**YOUR GOAL:** Restate, exactly and without pictures, the lines from the start of the listing below through the line holding "426.5, 424.4, 428.0, 424.1, 433.3]".

**DATA PROVIDED:**
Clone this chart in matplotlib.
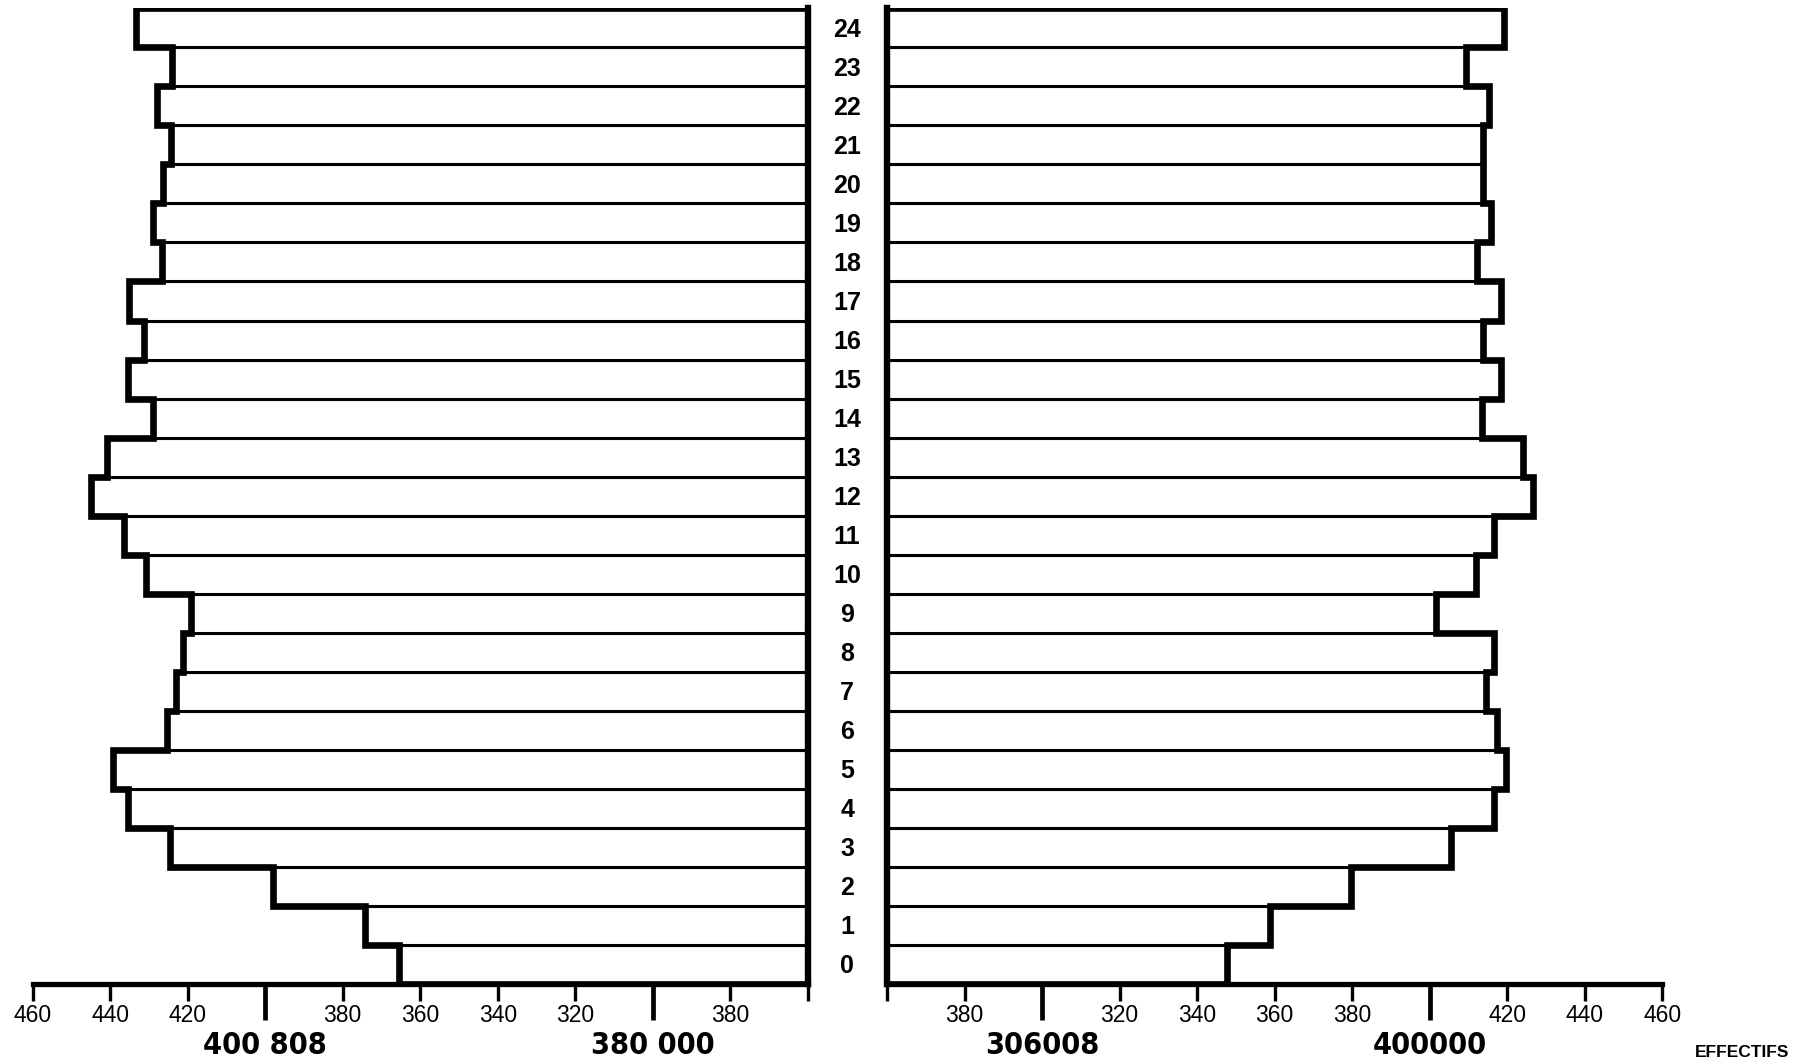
import numpy as np
import matplotlib
matplotlib.use('Agg')
import matplotlib.pyplot as plt
import matplotlib.transforms as mtransforms

# ====================== 数据（单位：千人） ======================
ages = list(range(25))

# 左侧（从 0 岁到 24 岁）
left_values = [365.4, 374.2, 398.1, 424.6, 435.3, 439.2, 425.3, 423.0, 421.3, 419.2,
               430.8, 436.4, 445.0, 440.7, 429.0, 435.3, 431.3, 435.1, 426.6, 429.0,
               426.5, 424.4, 428.0, 424.1, 433.3]

# 右侧
right_values = [347.7, 358.8, 379.7, 405.5, 416.6, 419.7, 417.3, 414.5, 416.6, 401.6,
                412.0, 416.6, 426.6, 424.1, 413.5, 418.4, 413.9, 418.4, 412.3, 415.8,
                413.7, 413.9, 415.4, 409.3, 419.1]

# 刻度与标签（照原图扫描文字保留）
minor_ticks = [260, 280, 320, 340, 360, 380, 420, 440, 460]
minor_labels = ['', '380', '320', '340', '360', '380', '420', '440', '460']
major_ticks = [300, 400]
left_major_labels = ['380 000', '400 808']
right_major_labels = ['306008', '400000']

AXIS_MIN, AXIS_MAX = 260, 460

plt.rcParams['font.family'] = ['Liberation Sans', 'DejaVu Sans']
BIG = dict(family='DejaVu Sans', fontstretch='condensed', fontsize=22, fontweight='bold')


def draw_side(ax, values, major_labels, inverted):
    """画一侧的金字塔"""
    edges = np.arange(len(ages) + 1) - 0.5
    widths = [v - AXIS_MIN for v in values]

    # 细分隔线的横条
    ax.barh(ages, widths, left=AXIS_MIN, height=1.0, color='white',
            edgecolor='black', linewidth=2.2, zorder=2)
    # 粗的外轮廓
    outline = ax.stairs(values, edges, orientation='horizontal', baseline=AXIS_MIN,
                        fill=False, color='black', linewidth=4.8, zorder=3)
    outline.set_joinstyle('miter')

    if inverted:
        ax.set_xlim(AXIS_MAX, AXIS_MIN)
    else:
        ax.set_xlim(AXIS_MIN, AXIS_MAX)
    ax.set_ylim(-0.5, len(ages) - 0.5)
    ax.set_yticks([])

    # 刻度
    ax.set_xticks(major_ticks, labels=major_labels, **BIG)
    ax.set_xticks(minor_ticks, labels=minor_labels, minor=True, fontsize=16.5)
    ax.tick_params(axis='x', which='major', length=26, width=3.4, pad=8)
    ax.tick_params(axis='x', which='minor', length=12, width=2.4, pad=2.5)

    # 轴线
    ax.spines['top'].set_visible(False)
    if inverted:
        ax.spines['left'].set_visible(False)
        ax.spines['right'].set_linewidth(4.6)
    else:
        ax.spines['right'].set_visible(False)
        ax.spines['left'].set_linewidth(4.6)
    ax.spines['bottom'].set_linewidth(3.8)
    for s in ax.spines.values():
        s.set_zorder(4)


fig = plt.figure(figsize=(18.07, 10.64), dpi=100)
fig.patch.set_facecolor('white')

ax_l = fig.add_axes([0.0181, 0.0752, 0.4289, 0.9170])
ax_r = fig.add_axes([0.4909, 0.0752, 0.4289, 0.9170])

draw_side(ax_l, left_values, left_major_labels, inverted=True)
draw_side(ax_r, right_values, right_major_labels, inverted=False)

# 中间的年龄标签
trans = mtransforms.blended_transform_factory(fig.transFigure, ax_l.transData)
for a in ages:
    ax_l.text(0.4688, a - 0.05, str(a), transform=trans, ha='center', va='center',
              fontsize=18, fontweight='bold', clip_on=False)

fig.text(0.964, 0.011, 'EFFECTIFS', ha='center', va='center',
         fontsize=12.5, fontweight='bold')

fig.savefig('out.png', dpi=100, facecolor='white')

**ANSWER TO THIS EXERCISE:**
Clone this chart in matplotlib.
import numpy as np
import matplotlib
matplotlib.use('Agg')
import matplotlib.pyplot as plt
import matplotlib.transforms as mtransforms

# ====================== 数据（单位：千人） ======================
ages = list(range(25))

# 左侧（从 0 岁到 24 岁）
left_values = [365.4, 374.2, 398.1, 424.6, 435.3, 439.2, 425.3, 423.0, 421.3, 419.2,
               430.8, 436.4, 445.0, 440.7, 429.0, 435.3, 431.3, 435.1, 426.6, 429.0,
               426.5, 424.4, 428.0, 424.1, 433.3]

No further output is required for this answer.